Pour ABR., un long set est une aubaine pour prendre le temps d’installer un univers sonore minutieusement calculé. « Sur les perfs d’une heure trente j’accorde beaucoup d’importance au début du set, pour monter en pression progressivement. C’est indispensable […] pour m’échauffer en quelque sorte. ». Mais l’un des moments clés de son live est venu de l’autre côté du DJ Booth … En pleine montée, le producteur parisien entend au loin dans le public : « Il se fait désirer de ouf là non ? ». Cette phrase résonne dans sa tête, mais quelques minutes plus tard, le même spectateur lance : « Voilàaaa, là il s’énerve ! ». Cette validation déclenche une sensation presque physique : « Quand ce gars a été convaincu et qu’il l’a verbalisé, ça m’a donné une confiance plus grande en ce que je jouais.

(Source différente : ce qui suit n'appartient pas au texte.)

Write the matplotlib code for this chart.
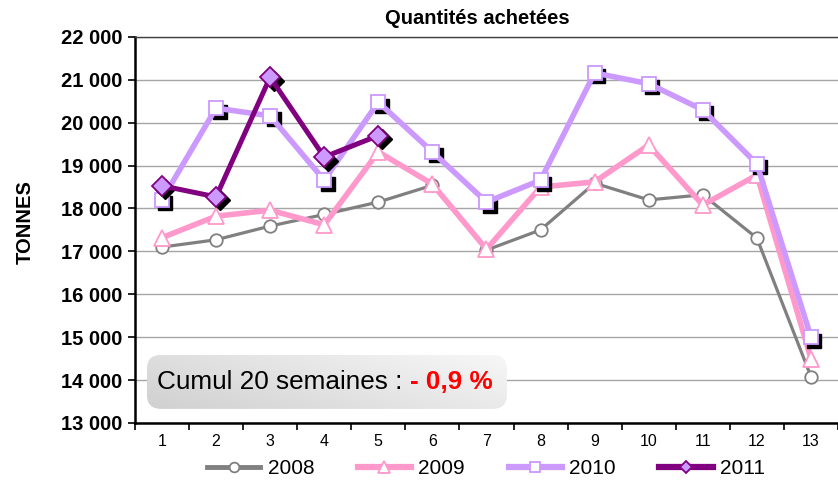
import matplotlib
matplotlib.use("Agg")
import matplotlib.pyplot as plt
import matplotlib.transforms as mtransforms
from matplotlib.patches import FancyBboxPatch
from matplotlib.lines import Line2D
from matplotlib.colors import LinearSegmentedColormap
import numpy as np

plt.rcParams['font.family'] = ['Liberation Sans', 'DejaVu Sans']

weeks = list(range(1, 14))
y2008 = [17100, 17270, 17590, 17860, 18150, 18540, 17030, 17500, 18590, 18200, 18320, 17310, 14080]
y2009 = [17320, 17820, 17960, 17620, 19320, 18570, 17050, 18500, 18620, 19480, 18080, 18780, 14500]
y2010 = [18200, 20340, 20160, 18660, 20480, 19320, 18150, 18660, 21160, 20910, 20300, 19040, 15000]
w2011 = [1, 2, 3, 4, 5]
y2011 = [18530, 18270, 21060, 19200, 19700]
yticks = [13000, 14000, 15000, 16000, 17000, 18000, 19000, 20000, 21000, 22000]
ytick_labels = ["13 000", "14 000", "15 000", "16 000", "17 000", "18 000",
                "19 000", "20 000", "21 000", "22 000"]

fig = plt.figure(figsize=(8.38, 4.8), dpi=100)
ax = fig.add_axes([0.161, 0.119, 0.839, 0.804])

ax.set_ylim(13000, 22000)
ax.set_xlim(0.5, 13.5)
ax.set_yticks(yticks)
ax.set_yticklabels(ytick_labels, fontsize=14.5, fontweight='bold')
ax.set_xticks(weeks)
ax.set_xticklabels([str(w) for w in weeks], fontsize=11.5)
ax.set_xticks(np.arange(0.5, 13.6, 1), minor=True)
ax.tick_params(axis='x', which='major', length=0, pad=8)
ax.tick_params(axis='x', which='minor', length=5, width=1.2, direction='out')
ax.tick_params(axis='y', length=5, width=1.2, direction='out', pad=4)
ax.grid(axis='y', color='#a6a6a6', linewidth=1)
ax.set_axisbelow(True)
for s in ['left', 'bottom']:
    ax.spines[s].set_linewidth(1.8)
    ax.spines[s].set_color('black')
ax.spines['top'].set_color('#404040')
ax.spines['top'].set_linewidth(1)
ax.spines['right'].set_visible(False)

shadow = mtransforms.offset_copy(ax.transData, fig=fig, x=3.5, y=-3.5, units='dots')

ax.plot(weeks, y2008, color='#808080', lw=2.3, marker='o', ms=9,
        mfc='white', mec='#808080', mew=1.3, zorder=3)
ax.plot(weeks, y2009, color='#ff99cc', lw=4, marker='^', ms=11,
        mfc='white', mec='#ff99cc', mew=1.3, zorder=4)
ax.plot(weeks, y2010, color='black', lw=0, marker='s', ms=10,
        mfc='black', mec='black', transform=shadow, zorder=5)
ax.plot(weeks, y2010, color='#cc99ff', lw=4, marker='s', ms=10,
        mfc='white', mec='#cc99ff', mew=1.3, zorder=6)
ax.plot(w2011, y2011, color='black', lw=0, marker='D', ms=10,
        mfc='black', mec='black', transform=shadow, zorder=7)
ax.plot(w2011, y2011, color='#800080', lw=3.6, marker='D', ms=10,
        mfc='#cc99ff', mec='#800080', mew=1.3, zorder=8)

fig.text(477 / 838, 1 - 19 / 480, 'Quantités achetées', fontsize=14.5,
         fontweight='bold', ha='center', va='center')
fig.text(25 / 838, 1 - 222 / 480, 'TONNES', fontsize=14.5, fontweight='bold',
         rotation=90, ha='center', va='center')

# annotation box with gradient (pixel coords converted to axes coords)
ax_l, ax_b, ax_w, ax_h = 135, 423, 838 * 0.839, 480 * 0.804
x0 = (147 - ax_l) / ax_w
w = (507 - 147) / ax_w
y0 = (ax_b - 409) / ax_h
h = (409 - 355) / ax_h
box = FancyBboxPatch((x0, y0), w, h, boxstyle='round,pad=0,rounding_size=0.02',
                     transform=ax.transAxes, facecolor='none', edgecolor='none',
                     mutation_aspect=ax_w / ax_h, zorder=9)
ax.add_patch(box)
gx, gy = np.meshgrid(np.linspace(0, 1, 256), np.linspace(0, 1, 64))
grad = 0.65 * gx + 0.35 * gy
cmap = LinearSegmentedColormap.from_list('g', ['#d0d0d0', '#e4e4e4', '#f7f7f7'])
im = ax.imshow(grad, extent=[x0, x0 + w, y0, y0 + h], transform=ax.transAxes,
               cmap=cmap, aspect='auto', origin='lower', zorder=9)
im.set_clip_path(box)
t1 = ax.text((157 - ax_l) / ax_w, y0 + h / 2, 'Cumul 20 semaines : ',
             transform=ax.transAxes, fontsize=18.8, va='center', ha='left',
             color='black', zorder=10)
fig.canvas.draw()
bb = t1.get_window_extent()
inv = ax.transAxes.inverted()
xe = inv.transform((bb.x1, bb.y0))[0]
ax.text(xe, y0 + h / 2, '- 0,9 %', transform=ax.transAxes, fontsize=18.8,
        fontweight='bold', va='center', ha='left', color='#ff0000', zorder=10)

handles = [
    Line2D([], [], color='#808080', lw=3.5, marker='o', ms=7, mfc='white', mec='#808080', mew=1.3),
    Line2D([], [], color='#ff99cc', lw=4.5, marker='^', ms=8, mfc='white', mec='#ff99cc', mew=1.3),
    Line2D([], [], color='#cc99ff', lw=4.5, marker='s', ms=7, mfc='white', mec='#cc99ff', mew=1.3),
    Line2D([], [], color='#800080', lw=4.5, marker='D', ms=6.5, mfc='#cc99ff', mec='#800080', mew=1.3),
]
fig.legend(handles, ['2008', '2009', '2010', '2011'], loc='center',
           bbox_to_anchor=(486 / 838, 1 - 469 / 480), ncol=4, frameon=False,
           fontsize=15, handlelength=2.55, columnspacing=2.1, handletextpad=0.35,
           borderpad=0, borderaxespad=0)

fig.savefig('out.png', dpi=100)
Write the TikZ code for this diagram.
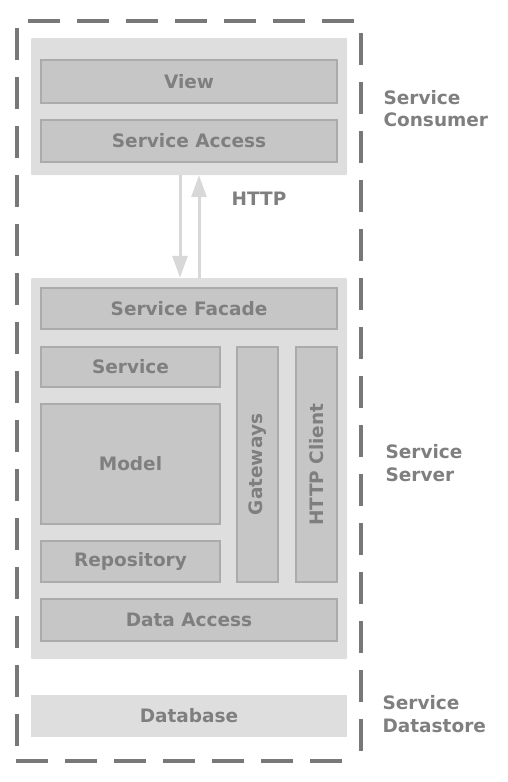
\documentclass[tikz,border=0pt]{standalone}
\usepackage{fontspec}
\setmainfont{DejaVu Sans}
\usetikzlibrary{arrows.meta}
\definecolor{txt}{HTML}{7F7F7F}
\definecolor{outerfill}{HTML}{DEDEDE}
\definecolor{innerfill}{HTML}{C6C6C6}
\definecolor{innerline}{HTML}{ABABAB}
\definecolor{dashc}{HTML}{787878}
\definecolor{arrowc}{HTML}{D8D8D8}
\tikzset{
  lbl/.style={font=\fontsize{18.5}{22}\selectfont\bfseries, text=txt},
  outerbox/.style={fill=outerfill, draw=none, rounded corners=1pt, inner sep=0pt},
  innerbox/.style={fill=innerfill, draw=innerline, line width=2pt, inner sep=0pt, lbl},
  dbbox/.style={fill=outerfill, draw=none, inner sep=0pt, lbl},
  border/.style={draw=dashc, line width=4pt, dash pattern=on 32pt off 17pt},
  conn/.style={draw=arrowc, line width=3pt, -{Triangle[width=15pt,length=22pt]}},
  sidelbl/.style={lbl, align=left, anchor=west, font=\fontsize{18.5}{22.5}\selectfont\bfseries}
}
\begin{document}
\begin{tikzpicture}[x=1pt,y=-1pt]
\useasboundingbox (0,0) rectangle (508,782);
% dashed boundary
\coordinate (t1) at (28,21); \coordinate (t2) at (361,21);
\coordinate (r1) at (361,33); \coordinate (r2) at (361,760);
\coordinate (b1) at (16,761); \coordinate (b2) at (350,761);
\coordinate (l1) at (17,28); \coordinate (l2) at (17,760);
\draw[border] (t1) -- (t2);
\draw[border] (r1) -- (r2);
\draw[border] (b1) -- (b2);
\draw[border] (l1) -- (l2);
% consumer
\node[outerbox, minimum width=316pt, minimum height=137pt] (consumer) at (189,106.5) {};
\node[innerbox, minimum width=296pt, minimum height=43pt] (view) at (189,81.5) {View};
\node[innerbox, minimum width=296pt, minimum height=42pt] (access) at (189,141) {Service Access};
% server
\node[outerbox, minimum width=316pt, minimum height=381pt] (server) at (189,468.5) {};
\node[innerbox, minimum width=296pt, minimum height=41pt] (facade) at (189,308.5) {Service Facade};
\node[innerbox, minimum width=179pt, minimum height=40pt] (service) at (130.5,367) {Service};
\node[innerbox, minimum width=179pt, minimum height=120pt] (model) at (130.5,464) {Model};
\node[innerbox, minimum width=179pt, minimum height=41pt] (repo) at (130.5,561.5) {Repository};
\node[innerbox, minimum width=41pt, minimum height=235pt] (gw) at (257.5,464.5) {};
\node[lbl, rotate=90] (gwt) at (gw.center) {Gateways};
\node[innerbox, minimum width=41pt, minimum height=235pt] (hc) at (316.5,464.5) {};
\node[lbl, rotate=90] (hct) at (hc.center) {HTTP Client};
\node[innerbox, minimum width=296pt, minimum height=42pt] (data) at (189,620) {Data Access};
% database
\node[dbbox, minimum width=316pt, minimum height=42pt] (db) at (189,716) {Database};
% arrows
\draw[conn] ([xshift=-9pt]consumer.south) -- ([xshift=-9pt]server.north);
\draw[conn] ([xshift=10pt]server.north) -- ([xshift=10pt]consumer.south);
\node[lbl] (http) at (259,199) {HTTP};
% side labels
\node[sidelbl] (lc) at (380,108.5) {Service\\Consumer};
\node[sidelbl] (ls) at (382,463) {Service\\Server};
\node[sidelbl] (ld) at (379,714) {Service\\Datastore};
\end{tikzpicture}
\end{document}
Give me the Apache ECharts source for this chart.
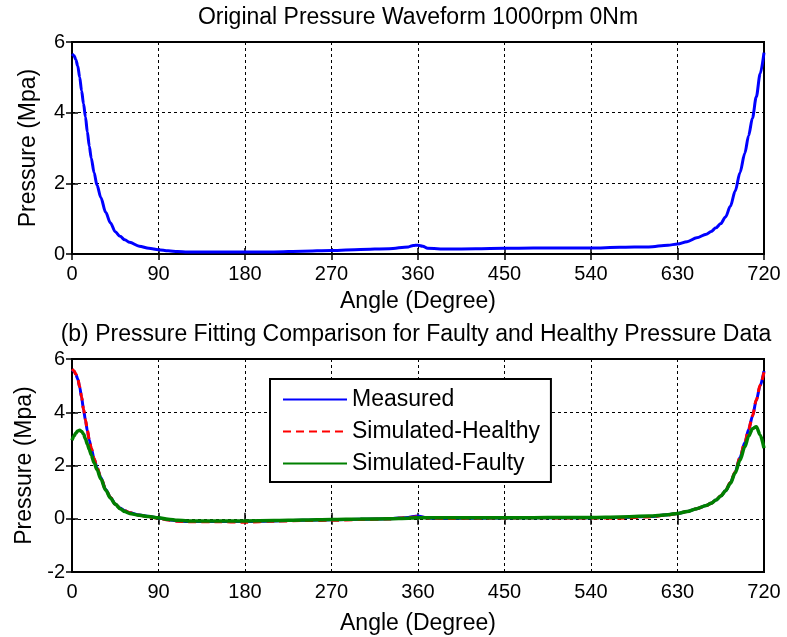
<!DOCTYPE html>
<html>
<head>
<meta charset="utf-8">
<script src="https://cdn.jsdelivr.net/npm/echarts@6/dist/echarts.min.js"></script>
<style>
  html, body { margin: 0; padding: 0; background: #fff; }
  #chart { width: 787px; height: 637px; }
</style>
</head>
<body>
<div id="chart"></div>
<script>
// crank angle (degree), shared by all curves
const angles = [0, 2, 4, 6, 8, 10, 12, 14, 16, 18, 20, 23, 26, 30, 35, 40, 45, 50, 55, 60,
  70, 80, 90, 100, 110, 120, 150, 180, 210, 240, 270, 300, 330, 350, 355, 360, 365, 370,
  390, 420, 450, 480, 510, 540, 570, 600, 620, 630, 640, 650, 660, 665, 670, 675, 680,
  685, 690, 695, 700, 704, 708, 712, 716, 720]

// (a) original pressure waveform
const original = [5.66, 5.62, 5.5, 5.32, 5.0, 4.62, 4.25, 3.88, 3.45, 3.05, 2.72, 2.3, 1.95, 1.6,
  1.18, 0.88, 0.63, 0.5, 0.4, 0.33, 0.22, 0.16, 0.12, 0.09, 0.07, 0.06, 0.06, 0.06, 0.06,
  0.08, 0.1, 0.13, 0.15, 0.2, 0.24, 0.25, 0.22, 0.16, 0.14, 0.15, 0.16, 0.17, 0.17, 0.17,
  0.19, 0.2, 0.25, 0.28, 0.35, 0.46, 0.56, 0.64, 0.74, 0.86, 1.05, 1.35, 1.78, 2.3, 2.85,
  3.35, 3.85, 4.45, 5.1, 5.7]

// (b) fitting comparison
const measured = [5.6, 5.55, 5.42, 5.25, 4.95, 4.55, 4.1, 3.7, 3.3, 2.95, 2.65, 2.25, 1.92, 1.55,
  1.1, 0.8, 0.55, 0.4, 0.3, 0.23, 0.14, 0.08, 0.03, -0.04, -0.08, -0.1, -0.1, -0.1, -0.08,
  -0.06, -0.04, -0.02, 0.0, 0.05, 0.08, 0.1, 0.07, 0.02, 0.01, 0.02, 0.03, 0.04, 0.04, 0.04,
  0.05, 0.08, 0.15, 0.2, 0.27, 0.38, 0.5, 0.58, 0.7, 0.85, 1.05, 1.35, 1.75, 2.3, 2.85,
  3.35, 3.85, 4.45, 5.0, 5.55]
const healthy = [5.62, 5.56, 5.44, 5.26, 4.96, 4.57, 4.12, 3.72, 3.32, 2.96, 2.66, 2.26, 1.93, 1.55,
  1.1, 0.8, 0.55, 0.4, 0.3, 0.23, 0.13, 0.07, 0.02, -0.05, -0.09, -0.11, -0.11, -0.13, -0.09,
  -0.07, -0.06, -0.03, -0.01, 0.04, 0.06, 0.08, 0.06, 0.02, 0.01, 0.02, 0.03, 0.04, 0.03, 0.03,
  0.02, 0.07, 0.14, 0.2, 0.27, 0.38, 0.5, 0.58, 0.71, 0.86, 1.06, 1.36, 1.76, 2.3, 2.86,
  3.36, 3.86, 4.46, 5.02, 5.5]
const faulty = [2.95, 3.1, 3.22, 3.3, 3.32, 3.28, 3.18, 3.0, 2.8, 2.6, 2.4, 2.1, 1.85, 1.5,
  1.08, 0.78, 0.55, 0.38, 0.27, 0.2, 0.13, 0.08, 0.04, -0.02, -0.06, -0.08, -0.08, -0.08, -0.07,
  -0.05, -0.03, -0.01, 0.0, 0.02, 0.03, 0.04, 0.04, 0.04, 0.04, 0.04, 0.04, 0.04, 0.05, 0.05,
  0.07, 0.1, 0.15, 0.2, 0.27, 0.38, 0.5, 0.58, 0.7, 0.85, 1.05, 1.33, 1.72, 2.2, 2.7,
  3.1, 3.38, 3.46, 3.15, 2.65]

const FONT = "'Liberation Sans', Arial, sans-serif"
const pairs = (vals) => angles.map((a, i) => [a, vals[i]])

const chart = echarts.init(document.getElementById('chart'))

const grids = [
  { left: 72, top: 42, width: 692, height: 212 },
  { left: 72, top: 359, width: 692, height: 213 },
]

const tick = { inside: true, length: 6, lineStyle: { color: '#000', width: 1.5 } }
const grid = { show: true, lineStyle: { color: '#000', width: 1, type: [3, 3] } }

const xMain = (gridIndex, nameGap) => ({
  type: 'value', gridIndex, min: 0, max: 720, interval: 90,
  name: 'Angle (Degree)', nameLocation: 'middle', nameGap,
  nameTextStyle: { color: '#000', fontSize: 23, fontFamily: FONT },
  axisLine: { show: false },
  axisTick: tick,
  axisLabel: { color: '#000', fontSize: 20, fontFamily: FONT, margin: 10 },
  splitLine: grid,
})
const xMirror = (gridIndex) => ({
  type: 'value', gridIndex, min: 0, max: 720, interval: 90, position: 'top',
  axisLine: { show: false }, axisTick: tick,
  axisLabel: { show: false }, splitLine: { show: false },
})
const yMain = (gridIndex, min) => ({
  type: 'value', gridIndex, min, max: 6, interval: 2,
  name: 'Pressure (Mpa)', nameLocation: 'middle', nameGap: 32,
  nameTextStyle: { color: '#000', fontSize: 23, fontFamily: FONT },
  axisLine: { show: false },
  axisTick: tick,
  axisLabel: { color: '#000', fontSize: 20, fontFamily: FONT, margin: 7 },
  splitLine: grid,
})
const yMirror = (gridIndex, min) => ({
  type: 'value', gridIndex, min, max: 6, interval: 2, position: 'right',
  axisLine: { show: false }, axisTick: tick,
  axisLabel: { show: false }, splitLine: { show: false },
})

const lineBase = { type: 'line', symbol: 'none', smooth: 0.3, smoothMonotone: 'x', z: 3 }

chart.setOption({
  animation: false,
  backgroundColor: '#fff',
  graphic: [
    { type: 'text', x: 418, y: 18, style: { text: 'Original Pressure Waveform 1000rpm 0Nm', textAlign: 'center', textVerticalAlign: 'middle', fill: '#000', font: '23px ' + FONT } },
    { type: 'text', x: 416, y: 335, style: { text: '(b) Pressure Fitting Comparison for Faulty and Healthy Pressure Data', textAlign: 'center', textVerticalAlign: 'middle', fill: '#000', font: '23px ' + FONT } },
  ],
  grid: grids.map((g) => ({ ...g, show: true, borderColor: '#000', borderWidth: 2, backgroundColor: '#fff' })),
  xAxis: [xMain(0, 36), xMain(1, 40), xMirror(0), xMirror(1)],
  yAxis: [yMain(0, 0), yMain(1, -2), yMirror(0, 0), yMirror(1, -2)],
  legend: {
    data: ['Measured', 'Simulated-Healthy', 'Simulated-Faulty'],
    orient: 'vertical', left: 270, top: 379,
    backgroundColor: '#fff', borderColor: '#000', borderWidth: 2, borderRadius: 0,
    padding: [9, 11, 7, 12],
    itemWidth: 64, itemHeight: 14, itemGap: 9,
    itemStyle: { opacity: 0 },
    textStyle: { color: '#000', fontSize: 23, fontFamily: FONT },
  },
  series: [
    { ...lineBase, name: 'Original', xAxisIndex: 0, yAxisIndex: 0, data: pairs(original),
      lineStyle: { color: '#0000ff', width: 3 }, itemStyle: { color: '#0000ff' } },
    { ...lineBase, name: 'Measured', xAxisIndex: 1, yAxisIndex: 1, data: pairs(measured),
      lineStyle: { color: '#0000ff', width: 3 }, itemStyle: { color: '#0000ff' } },
    { ...lineBase, name: 'Simulated-Healthy', xAxisIndex: 1, yAxisIndex: 1, data: pairs(healthy),
      lineStyle: { color: '#ff0000', width: 3, type: [8, 5] }, itemStyle: { color: '#ff0000' } },
    { ...lineBase, name: 'Simulated-Faulty', xAxisIndex: 1, yAxisIndex: 1, data: pairs(faulty),
      lineStyle: { color: '#008000', width: 3.5 }, itemStyle: { color: '#008000' } },
  ],
})
</script>
</body>
</html>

À partir de là, le flow, le mojo […] fait le job. ».
" Sans tous ces aléas, mes sets se ressembleraient tous "
C'est donc cette adrénaline et ce lien intime avec le public et la machine qu’ABR. recherche lors de ses sets. Et il affronte les dangers du live bien qu’il est plan tout tracé dans sa tête, il y a des “erreurs”, et ça ne se passe pas toujours comme il l’aurait prévu. Selon lui, « la réalité, c’est que les “accidents” et le live vont de pair. ». Il faut s’adapter, improviser, réorienter. « Des arrangements inversés, des filtres oubliés, des effets, des parties mutées au “mauvais” moment. Parfois même des erreurs venant des machines elles-mêmes qu’il faut rectifier sans que ça se perçoive trop. ». Cette zone grise imprévisible, c’est ce qui rend ses sets uniques : « Sans tous ces aléas, mes sets se ressembleraient tous. À ce niveau-là, autant prendre une clé USB et ne pas s’encombrer d’une flight case de plus de 60 kilos. ». Pas forcément à l’aise pour faire des jeux de regard avec le public, il avoue d’ailleurs qu’il est impossible pour lui de quitter ses manettes des yeux. « À mon sens, un live où tu peux lever les mains et ne rien faire pendant plus de quelques mesures, c’est que ce n’est pas du live. C’est comme si un guitariste jouait sans les mains, ça marche pas trop. »
Cette Live Edition lui offrait également l’occasion d’essayer de nouveaux titres, dont un morceau composé récemment avec Clair. « Je crois me souvenir qu’au moment où j’ai joué un projet qu’on a commencé […] la foule s’est agitée un peu plus […] Ça a plu. ». Ce type de test en conditions réelles fait partie intégrante de son processus créatif. Il faut jauger en analysant l'énergie du public : « Le principal moyen pour moi de ressentir la foule c’est lorsqu’elle crie, lorsqu’elle chante, etc. Il n’y a rien de pire […] qu’une foule qui ne s’exprime pas. ».
À mesure de ses performances et de ses sorties, ABR. assume une véritable redéfinition artistique, un tournant qu’il résume simplement : « Avec Personal Reset, j’ai voulu marquer ma différence. L’affirmer un peu plus. ». Dans un contexte qu’il juge de plus en plus exigeant : « Ça fait des années que je fais de la musique, ça n’a jamais été aussi dur que maintenant. » Le producteur continue d’avancer : « Tant que quelqu’un sera là pour m’écouter, je serai là pour faire de la musique. ». Les mois à venir s’annoncent chargés, entre plusieurs singles, un EP prévu début 2026 et l’envie « d’ouvrir [son] studio aux curieux pour des sessions […] sur du vieux matos… ».
Du côté d’Area, cette Live Edition s’inscrit dans une volonté d’apporter « une pierre de plus à l’édifice de notre direction artistique, que l’on veut toujours éclectique, pointue et exigeante. ». Le live d’ABR. représentait, selon eux, l’essence même de leur idée : « Sa prestation incarnait parfaitement la direction artistique que l’on voulait donner à cet événement. ». Ils se projettent d'ailleurs déjà vers la suite : « Le format du dimanche après-midi en live fait désormais partie des expériences que l’on souhaite absolument reconduire. ». Cette première édition laisse entrevoir un véritable potentiel pour le live : plus risqué, plus imparfait mais plus ancré dans la réalité entre l’humain et la machine.